Case 1: Gingival recontoring

Patient presented with fracture of right central (11), lateral (12) and left lateral incisor (22). Left central incisor (21) was missing. Vitality test showed negative response with all the three teeth. Gingival overgrowth was present in relation to all the three teeth on labial and palatal aspect [Figure 1]. Root canal treatment was carried out for all the three teeth followed by removal of excessive soft tissue on labial and palatal aspect using electrosurgery unit [Figure 2]. Patient was recalled after three days for post and core procedure [Figure 3]. Postoperative healing of the gingival tissue and placement of PFM bridge from right to left, lateral incisor [Figure 4].

Figure 1

Pre-operative picture shows fracture of teeth and gingival overgrowth

Figure 2

Use of electrosurgical electrode for gingivectomy

Figure 3

Custom-made post and core

Figure 4

PFM bridge from right to left lateral incisor

Case 2: Excision of gingival tissue extending into carious lesion

Patient presented with caries on right lower canine (43) and premolar (44).
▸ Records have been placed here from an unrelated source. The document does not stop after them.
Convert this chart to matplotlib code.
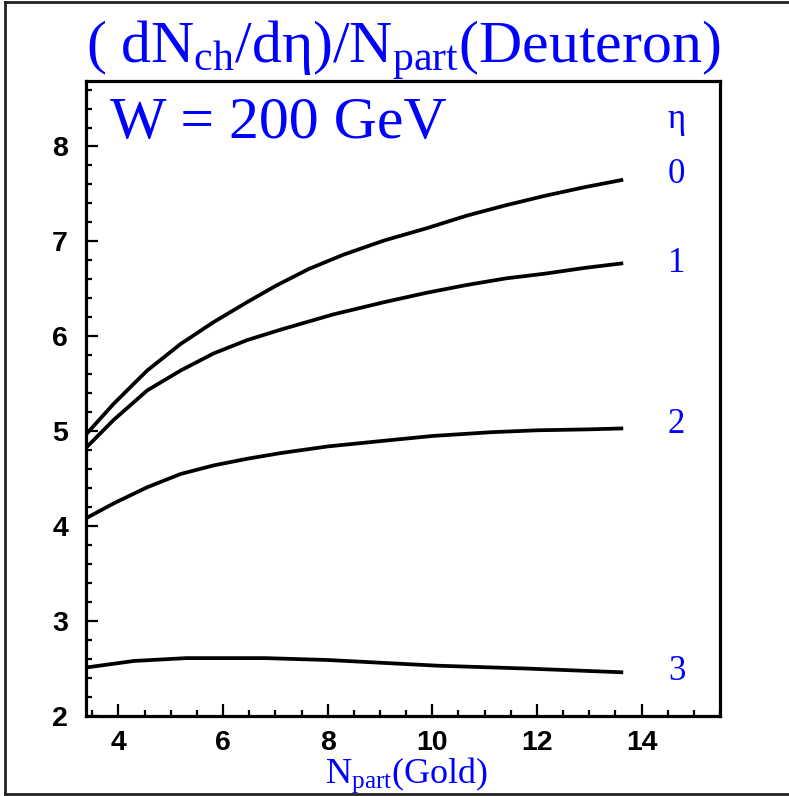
import matplotlib
matplotlib.use("Agg")
import matplotlib.pyplot as plt
from matplotlib.lines import Line2D
from matplotlib.ticker import MultipleLocator

plt.rcParams["mathtext.fontset"] = "custom"
plt.rcParams["mathtext.rm"] = "Liberation Serif"
plt.rcParams["mathtext.it"] = "Liberation Serif:italic"
plt.rcParams["mathtext.bf"] = "Liberation Serif:bold"
plt.rcParams["font.family"] = "Liberation Sans"

# dN/deta per deuteron participant versus number of gold participants
npart_eta0 = [3.37, 3.91, 4.55, 5.19, 5.82, 6.46, 7.0, 7.64, 8.3, 9.08, 9.9, 10.65, 11.4, 12.15, 12.9, 13.65]
dndeta_eta0 = [4.96, 5.29, 5.64, 5.92, 6.15, 6.36, 6.53, 6.71, 6.86, 7.01, 7.14, 7.27, 7.38, 7.48, 7.57, 7.65]

npart_eta1 = [3.37, 3.91, 4.55, 5.19, 5.82, 6.46, 7.1, 7.6, 8.1, 9.08, 9.9, 10.65, 11.4, 12.15, 12.9, 13.65]
dndeta_eta1 = [4.82, 5.12, 5.43, 5.64, 5.82, 5.96, 6.07, 6.15, 6.23, 6.36, 6.46, 6.54, 6.61, 6.66, 6.72, 6.77]

npart_eta2 = [3.37, 3.91, 4.55, 5.19, 5.82, 6.46, 7.1, 8.0, 9.08, 10.0, 11.13, 12.0, 13.0, 13.65]
dndeta_eta2 = [4.08, 4.24, 4.41, 4.55, 4.64, 4.71, 4.77, 4.84, 4.90, 4.95, 4.99, 5.01, 5.02, 5.03]

npart_eta3 = [3.37, 4.3, 5.3, 6.8, 8.0, 8.7, 10.1, 11.8, 13.65]
dndeta_eta3 = [2.51, 2.58, 2.61, 2.61, 2.59, 2.57, 2.53, 2.50, 2.46]

eta_labels = ["0", "1", "2", "3"]
eta_label_y = [7.62, 6.68, 4.98, 2.38]
eta_header_y = 8.20
label_x = 14.67

x_ticks = [4, 6, 8, 10, 12, 14]
y_ticks = [2, 3, 4, 5, 6, 7, 8]

blue = "#0000ff"
serif = "Liberation Serif"

fig = plt.figure(figsize=(7.89, 7.96), dpi=100)
ax = fig.add_axes([86 / 789, 1 - 716 / 796, (720 - 86) / 789, (716 - 81) / 796])

for xs, ys in [(npart_eta0, dndeta_eta0), (npart_eta1, dndeta_eta1),
               (npart_eta2, dndeta_eta2), (npart_eta3, dndeta_eta3)]:
    ax.plot(xs, ys, color="black", lw=2.7, solid_capstyle="butt", solid_joinstyle="round")

ax.set_xlim(3.38, 15.5)
ax.set_ylim(2.0, 8.69)
ax.set_xticks(x_ticks)
ax.set_yticks(y_ticks)
ax.xaxis.set_minor_locator(MultipleLocator(0.5))
ax.yaxis.set_minor_locator(MultipleLocator(0.2))
ax.tick_params(which="both", direction="in", top=False, right=False, width=1.6,
               color="black", labelsize=20.5)
ax.tick_params(which="major", length=8.6)
ax.tick_params(which="minor", length=4.3)
ax.tick_params(axis="y", which="major", pad=13)
ax.tick_params(axis="x", which="major", pad=10)
for lab in ax.get_xticklabels() + ax.get_yticklabels():
    lab.set_fontweight("bold")
for sp in ax.spines.values():
    sp.set_linewidth(2.3)

ax.text(label_x, eta_header_y, r"$\mathrm{\eta}$", color=blue, fontsize=25,
        ha="center", va="baseline", family=serif)
for lab, yy in zip(eta_labels, eta_label_y):
    ax.text(label_x, yy, lab, color=blue, fontsize=25, ha="center", va="baseline", family=serif)

fig.text(403 / 789, 1 - 63 / 796, r"$\mathrm{(\ dN_{ch}/d\eta)/N_{part}(Deuteron)}$",
         color=blue, fontsize=43, ha="center", va="baseline", family=serif)
fig.text(110 / 789, 1 - 138 / 796, "W = 200 GeV", color=blue, fontsize=43,
         ha="left", va="baseline", family=serif)
fig.text(407 / 789, 1 - 783 / 796, r"$\mathrm{N_{part}(Gold)}$", color=blue, fontsize=26,
         ha="center", va="baseline", family=serif)

# page border
for xs, ys in [([5 / 789, 5 / 789], [0.002, 0.998]),
               ([5 / 789, 1.0], [0.998, 0.998]),
               ([5 / 789, 1.0], [0.002, 0.002])]:
    fig.add_artist(Line2D(xs, ys, transform=fig.transFigure, color="#222222", lw=2.0))

fig.savefig("out.png", dpi=100)
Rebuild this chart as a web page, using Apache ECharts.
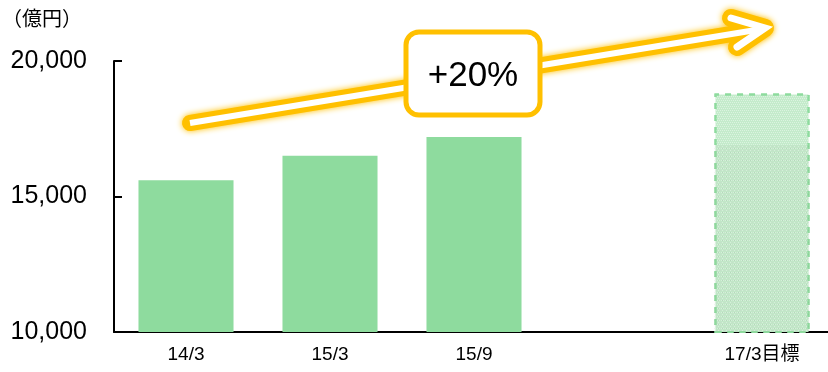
<!DOCTYPE html>
<html>
<head>
<meta charset="utf-8">
<script src="https://cdn.jsdelivr.net/npm/echarts@6/dist/echarts.min.js"></script>
<style>
  html, body { margin: 0; padding: 0; background: #fff; overflow: hidden; }
  /* the plot runs slightly past the right edge of the window */
  #chart { width: 834px; height: 372px; }
</style>
</head>
<body>
<div id="chart"></div>
<script>
// Period labels (the fourth slot is an empty gap before the target)
const categories = ['14/3', '15/3', '15/9', '', '17/3目標'];
// Actual results (億円)
const actualValues = [15600, 16500, 17200, null, null];
// Target for 17/3 (億円)
const targetValues = [null, null, null, null, 18800];
// Lower shaded section of the target bar
const targetBaseValues = [null, null, null, null, 16900];
// Y axis range
const yMin = 10000, yMax = 20000, yStep = 5000;

const FONT = "'Liberation Sans', Arial, 'Noto Sans CJK JP', sans-serif";
const GREEN = '#8EDB9E';
const GOLD = '#FFC000';
const BAR_W = '66%';

const chart = echarts.init(document.getElementById('chart'), null, { renderer: 'canvas' });

// Rising arrow: shaft + open chevron head
const shaft = [[190, 123], [762, 29]];
const head = [[731, 18], [765, 28], [737, 47]];

chart.setOption({
  animation: false,
  grid: { left: 114, right: 0, top: 61, bottom: 40, containLabel: false },
  xAxis: {
    type: 'category',
    data: categories,
    axisLine: { lineStyle: { color: '#000', width: 2 } },
    axisTick: { show: false },
    axisLabel: { color: '#000', fontSize: 19, fontFamily: FONT, margin: 13,
      rich: {} }
  },
  yAxis: {
    type: 'value',
    min: yMin, max: yMax, interval: yStep,
    axisLine: { show: true, lineStyle: { color: '#000', width: 2 } },
    axisTick: { show: true, inside: true, length: 8, lineStyle: { color: '#000', width: 2 } },
    splitLine: { show: false },
    axisLabel: {
      color: '#000', fontSize: 25, fontFamily: FONT, margin: 27,
      formatter: v => v.toLocaleString('en-US')
    }
  },
  series: [
    {
      type: 'bar', data: actualValues, barWidth: BAR_W, barGap: '-100%',
      itemStyle: { color: GREEN }
    },
    {
      type: 'bar', data: targetValues, barWidth: BAR_W, barGap: '-100%',
      itemStyle: {
        color: '#C4EBCB',
        borderColor: GREEN, borderWidth: 2, borderType: [6, 6],
        decal: {
          symbol: 'rect', symbolSize: 1,
          dashArrayX: [[1, 1], [0, 1, 1, 0]], dashArrayY: [1, 1],
          color: 'rgba(255,255,255,0.4)'
        }
      }
    },
    {
      type: 'bar', data: targetBaseValues, barWidth: BAR_W, barGap: '-100%',
      itemStyle: {
        color: 'rgba(150,185,155,0.07)',
        decal: {
          symbol: 'rect', symbolSize: 1,
          dashArrayX: [[1, 3], [0, 2, 1, 1]], dashArrayY: [1, 1],
          color: 'rgba(120,140,125,0.16)'
        }
      }
    }
  ],
  graphic: [
    {
      type: 'text', left: 2, top: 8,
      style: { text: '（億円）', fontSize: 20, fontFamily: "'Noto Sans CJK JP', sans-serif", fill: '#000' }
    },
    // gold glow under the arrow
    {
      type: 'polyline', z: 100,
      shape: { points: shaft },
      style: { stroke: GOLD, lineWidth: 16, lineCap: 'round', shadowBlur: 6, shadowColor: GOLD, fill: null }
    },
    {
      type: 'polyline', z: 100,
      shape: { points: head },
      style: { stroke: GOLD, lineWidth: 18, lineCap: 'round', lineJoin: 'round', shadowBlur: 6, shadowColor: GOLD, fill: null }
    },
    // white arrow body
    {
      type: 'polyline', z: 101,
      shape: { points: shaft },
      style: { stroke: '#fff', lineWidth: 6, lineCap: 'butt', fill: null }
    },
    {
      type: 'polyline', z: 101,
      shape: { points: head },
      style: { stroke: '#fff', lineWidth: 7, lineCap: 'round', lineJoin: 'miter', fill: null }
    },
    // growth label box
    {
      type: 'rect', z: 102,
      shape: { x: 406, y: 32, width: 134, height: 83, r: 13 },
      style: { fill: '#fff', stroke: GOLD, lineWidth: 5 }
    },
    {
      type: 'text', z: 103, x: 473, y: 76,
      style: { text: '+20%', fontSize: 35, fontFamily: FONT, fill: '#000', align: 'center', verticalAlign: 'middle' }
    }
  ]
});
</script>
</body>
</html>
Overgrowth of gingiva was present into the carious lesion and interproximally between 44 and 45 [Figure 5]. Excision of gingival overgrowth was carried out using electrosurgery [Figure 6]. Root canal treatment followed by post and core and crown [Figure 7].

Figure 5

Presence of caries and gingival overgrowth

Figure 6

Gingivectomy using ES

Figure 7

Post operative photograph showing PFM crown with right lower premolar

Case 3: Excision of gingival tissue extending into fractured area of the tooth

Patient presented with fracture of right (11) and left central incisor (21) with gingival overgrowth present interproximally distal to 21 [Figure 8]. Vitality test showed negative response in relation to 21. Root canal treatment followed by crown preparation was done in relation 21 and gingival tissue was removed using electrosurgery [Figure 9]. On 2nd appointment, crown preparation was done in relation to 11 and post and core cementation was done in relation to 21. After four days PFM crown was cemented [Figure 10].

Figure 8

Fracture of right and left central incisors

Figure 9

Use of ES distal to left central incisor

Figure 10

PFM crown with right and left central incisors

CONCLUSION

ES has several applications in almost all branches of dentistry, but this technique is not very widely used. ES has always had serious limitations in the oral cavity. Some problems included its inability to touch bone or metal, high heat and current spread, the need for a grounding pad, and the fact that it cuts by an advancing spark. These limitations have limited its acceptance by many general dentists and almost a complete avoidance by periodontists and oral surgeons. Regular users of ES know from experience, that when ES is applied according to principles, predictable and good wound healing can be achieved. ES can never completely replace the scalpel but although ES requires more knowledge and skill, the advantages out number and outweighs its disadvantages. An electrosurgical unit costs only a small fraction of the price of laser unit and can be used to perform many of the soft tissue surgical procedure, being carried out with laser. If the clinician practices ES techniques in the laboratory and applies them clinically according to the principles, clinician will surely find ES to be of immense use in clinical dentistry.